One uplifting thing I can speak well of is the kindness of several snowmachiners in my beloved nearby Hatcher Pass. They spotted an avalanche site while carefully venturing upon the treacherous slopes of the Talkeetna Mountains. Within this site was something dark sticking barely out of the mounds of hard snow pack. At first believing someone had been tragically caught in the slide, they carefully approached, prepared for the worst. One of the men had a previous experience with losing a fellow snowmachiner in an avalanche. When they finally made it to the dark object, they realized a young cow moose had been caught and possibly slid with the unstable snow 100-150 yards down the mountain. Only its nose was sticking out.  To be able to survive the initial blast of snow, slide that far down and land in a position to be able to continue breathing long enough for someone to see it, is nothing short of incredible. The men immediately began digging, despite possible threat of further slides. They reported that the moose seemed to be begging for their help as they cleared the snow. When they finally removed the pack around the large animal, it stood, probably in a complete daze, until one man patted its rear with a shovel and it miraculously ran off down the mountainside. 

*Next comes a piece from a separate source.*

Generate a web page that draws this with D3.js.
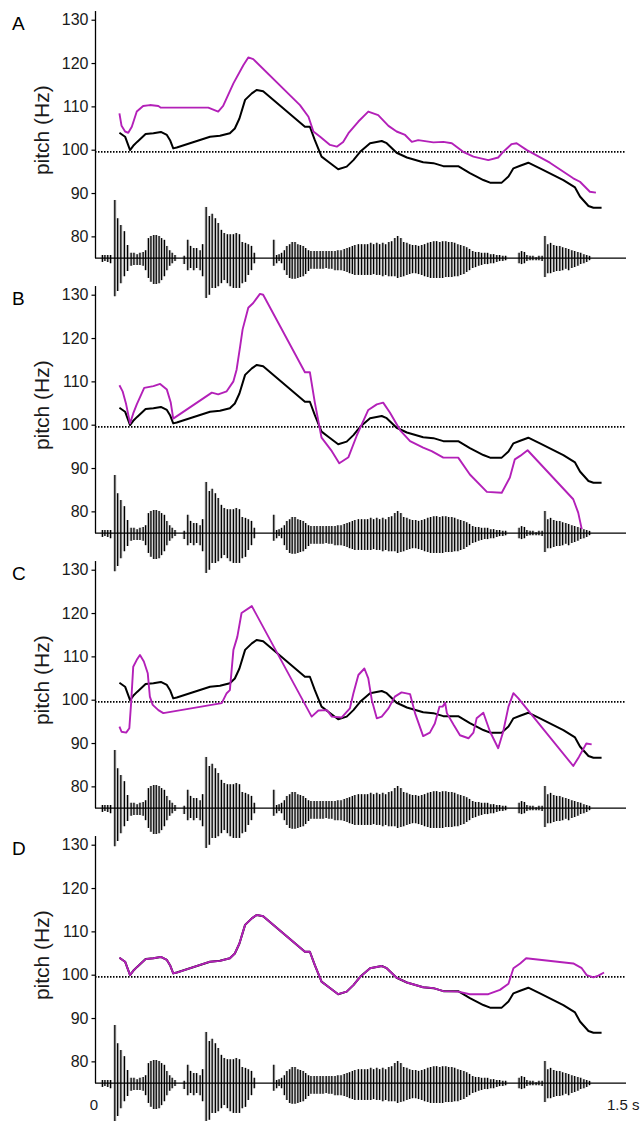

It leaves me with hope for the people of Alaska. Avid outdoorsmen and women who respect and admire the nature of Alaska almost seem to make up for the, well, "other" portion of our population. The ones who are here because they have to be. The people who come up due to jobs, military or (ugh) dividends for their large families. They didn't come here to live with nature, they came for the money. Many of these people live in Anchorage, which is a big reason why I won't live there. I don't see eye-to-eye with quite a few of the Anchorage residents. I worked with them for years, as I preferred to deal with a long commute for my job, rather than live amongst them. Some of them had never been outside of Anchorage. One co-worker revealed he hadn't seen the need to venture outside of Anchorage for anything in the 15 years he had lived there. His vehicle had only city miles, and its destinations were grocery stores, malls and work. What an incredibly boring, monotonous life in a state where such beauty can be enjoyed. I was appalled at how many people in Anchorage felt this way. Rather than violently smacking the man upside his tiny head, I opted to convince him to take his daughter to Portage Glacier for a short day trip. He actually listened and came back with a different outlook. He explained with enthusiasm how his daughter reacted excitedly to seeing such scenery and nature. 

At least, maybe I changed the opinions of one family in Anchorage and opened their eyes to a life of adventure outside of a crowded, poorly planned city. I can only hope more transplanted residents start living the life of an Alaskan, instead of someone living for the money provided by this rich state. There are more than just monetary riches to be gained from this state. Like the beautiful moose frequenting the Anchorage parks.